27:49. I’m irritated with myself. This is my best time ever, but I didn’t even try. I can tell. No red face. No coughing uncontrollably. No cramps. As far as running goes I didn’t give anything. I was too busy gawking at people’s final resting places. I was too busy communicating with trees. I was too busy remembering the dead. Darfur’s dead.
To Darfur, I gave everything.

13 thoughts on “Most Ridiculous”

  1. you don’t have to be aware of what you’re doing to give everything. you lost yourself to this race and i don’t mean just to the scenery. you let the run consume you. that means more than a red face or wheezing at the end. i’m so incredibly proud of you. what an amazing time and an amazing personal accomplishment. xoxo

  2. I agree with becelisa, you did an amazing time. You had a huge personal accomplishment and you connected with all that was around you! You were “in the moment” and far too many people out there miss that kind of opportunity!
    Your Angels took flight on this one! Be very proud of yourself! I see this as a huge personal/spiritual step and moment. Not a moment to look down upon yourself.
    Congratulations for a run well run, for things you saw and felt while doing it.
    Kind of a Zen moment really…
    xoxoxo

  3. timeforme~ thank you for your very sweet comment. I know in my heart of hearts you are right!

    NM~ thank you, too!

  4. congratulations. really very good time.

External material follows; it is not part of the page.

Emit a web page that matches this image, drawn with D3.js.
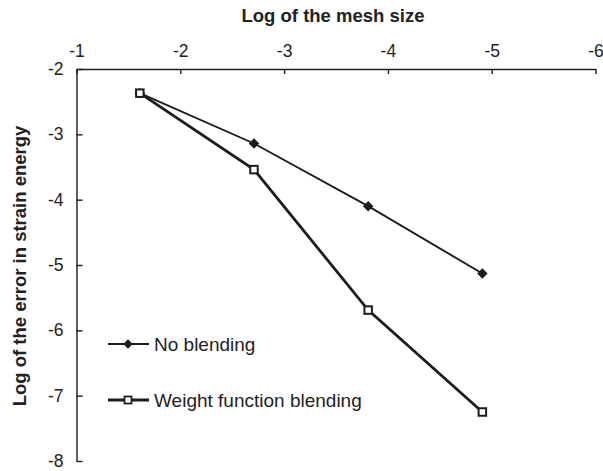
<!DOCTYPE html>
<html>
<head>
<meta charset="utf-8">
<script src="https://cdn.jsdelivr.net/npm/d3@7"></script>
<style>
  html, body { margin: 0; padding: 0; background: #fff; }
  svg { display: block; font-family: "Liberation Sans", Arial, sans-serif; }
</style>
</head>
<body>
<svg id="chart" width="603" height="471"></svg>
<script>
// ---- data ----
const meshLog = [-1.61, -2.71, -3.81, -4.91];
const noBlending = [-2.37, -3.14, -4.10, -5.13];
const weightBlending = [-2.37, -3.54, -5.69, -7.25];
const xTicks = [-1, -2, -3, -4, -5, -6];
const yTicks = [-2, -3, -4, -5, -6, -7, -8];
const seriesNames = ["No blending", "Weight function blending"];
const xTitle = "Log of the mesh size";
const yTitle = "Log of the error in strain energy";

// ---- layout ----
const svg = d3.select("#chart");
const x = d3.scaleLinear().domain([-1, -6]).range([76.5, 595.5]);
const y = d3.scaleLinear().domain([-2, -8]).range([69, 461]);
const ink = "#1c1c1c";
const fmt = d => String(d); // plain hyphen-minus as in the reference

// x axis (top), ticks pointing into the plot
const xAxis = d3.axisTop(x).tickValues(xTicks).tickSizeInner(-5).tickSizeOuter(0)
  .tickPadding(12).tickFormat(fmt);
const gx = svg.append("g").attr("transform", `translate(0,${y(-2)})`).call(xAxis);
gx.attr("font-size", null).attr("font-family", null);
gx.select(".domain").attr("stroke", ink).attr("stroke-width", 1.4);
gx.selectAll(".tick line").attr("stroke", ink).attr("stroke-width", 1.4);
gx.selectAll(".tick text").attr("font-size", 17.5).attr("fill", "#222");

// y axis (left), ticks pointing into the plot
const yAxis = d3.axisLeft(y).tickValues(yTicks).tickSizeInner(-6).tickSizeOuter(0)
  .tickPadding(13).tickFormat(fmt);
const gy = svg.append("g").attr("transform", `translate(${x(-1)},0)`).call(yAxis);
gy.attr("font-size", null).attr("font-family", null);
gy.select(".domain").attr("stroke", ink).attr("stroke-width", 1.4);
gy.selectAll(".tick line").attr("stroke", ink).attr("stroke-width", 1.4);
gy.selectAll(".tick text").attr("font-size", 17.5).attr("fill", "#222");

// titles
svg.append("text").attr("x", 333).attr("y", 22).attr("text-anchor", "middle")
  .attr("font-size", 18.5).attr("font-weight", "bold").attr("fill", "#222").text(xTitle);
svg.append("text").attr("transform", `translate(26,266) rotate(-90)`).attr("text-anchor", "middle")
  .attr("font-size", 18.5).attr("font-weight", "bold").attr("fill", "#222").text(yTitle);

// series
const nb = meshLog.map((m, i) => ({ x: m, y: noBlending[i] }));
const wb = meshLog.map((m, i) => ({ x: m, y: weightBlending[i] }));
const line = d3.line().x(d => x(d.x)).y(d => y(d.y));

svg.append("path").datum(nb).attr("d", line).attr("fill", "none")
  .attr("stroke", ink).attr("stroke-width", 1.9);
svg.append("path").datum(wb).attr("d", line).attr("fill", "none")
  .attr("stroke", ink).attr("stroke-width", 2.8);

const diamond = d3.symbol().type(d3.symbolDiamond2).size(70);
svg.selectAll(".dia").data(nb).enter().append("path")
  .attr("transform", d => `translate(${x(d.x)},${y(d.y)})`)
  .attr("d", diamond).attr("fill", ink);

const sq = 7.5;
svg.selectAll(".sq").data(wb).enter().append("rect")
  .attr("x", d => x(d.x) - sq / 2).attr("y", d => y(d.y) - sq / 2)
  .attr("width", sq).attr("height", sq)
  .attr("fill", "#fff").attr("stroke", ink).attr("stroke-width", 2);

// legend
const legY = [344, 400];
const lg = svg.append("g");
seriesNames.forEach((name, i) => {
  lg.append("line").attr("x1", 108).attr("x2", 149).attr("y1", legY[i]).attr("y2", legY[i])
    .attr("stroke", ink).attr("stroke-width", i === 0 ? 1.9 : 2.8);
  if (i === 0) {
    lg.append("path").attr("transform", `translate(128,${legY[i]})`)
      .attr("d", d3.symbol().type(d3.symbolDiamond2).size(55)).attr("fill", ink);
  } else {
    lg.append("rect").attr("x", 128 - 3.5).attr("y", legY[i] - 3.5).attr("width", 7).attr("height", 7)
      .attr("fill", "#fff").attr("stroke", ink).attr("stroke-width", 1.8);
  }
  lg.append("text").attr("x", 154).attr("y", legY[i]).attr("dy", "0.35em")
    .attr("font-size", 19).attr("fill", "#222").text(name);
});
</script>
</body>
</html>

    “At times I would turn around and run sideways, even backwards” — 🙂

    the run took you there. i sometimes have these moments, my “zanuci” moments.

    hydrate!

  5. jun29 ~ I thought of you while I was running! I remembered to breathe, too!

    What the — is zanuci??

    Hydrate. Yes, sir!!

  6. so glad to hear about the run. it sounds like it was good for you in many different ways.

    major kudos for running in the first place…i would have used the obstacles as an excuse to skip the run altogether.

    me and no sleep is not anything pleasant. i don’t think me, no sleep and exercise would mix at all.

  7. u ask about “zanuci” (zah-noo-chii). my buddy in the service when he was still alive came up with this word from nowhere. when u r in a world only you know, that’s zanuci. when there are 100 things happening at the same time and u need to do same 100 things at the same time and somehow managed to do them all, zanuci. when u dig deeper and find things u never thought u’d find, you zanuci’d, when it’s bad, and u make it good somehow, zanuci. when u r alone, and u don’t want to be, zanuci. when u r somewhere other than here, zanuci. your blog, zanuci.

  8. i love it! really. really. i don’t know if you were reading me at the time, but a long time ago I wrote a blog about how i believe we are all particles in this universe. I believe that when we come in contact with other people, we take something from them and that something becomes a part of us (just as something from us becomes a part of them). i love a ridiculously bad 70’s song because of someone I knew for 6 weeks in 1992…stuff like that. Your friend is a part of you because you carry on zanuci (and much more, i’m sure). It’s a beautiful thing. Thank you for sharing.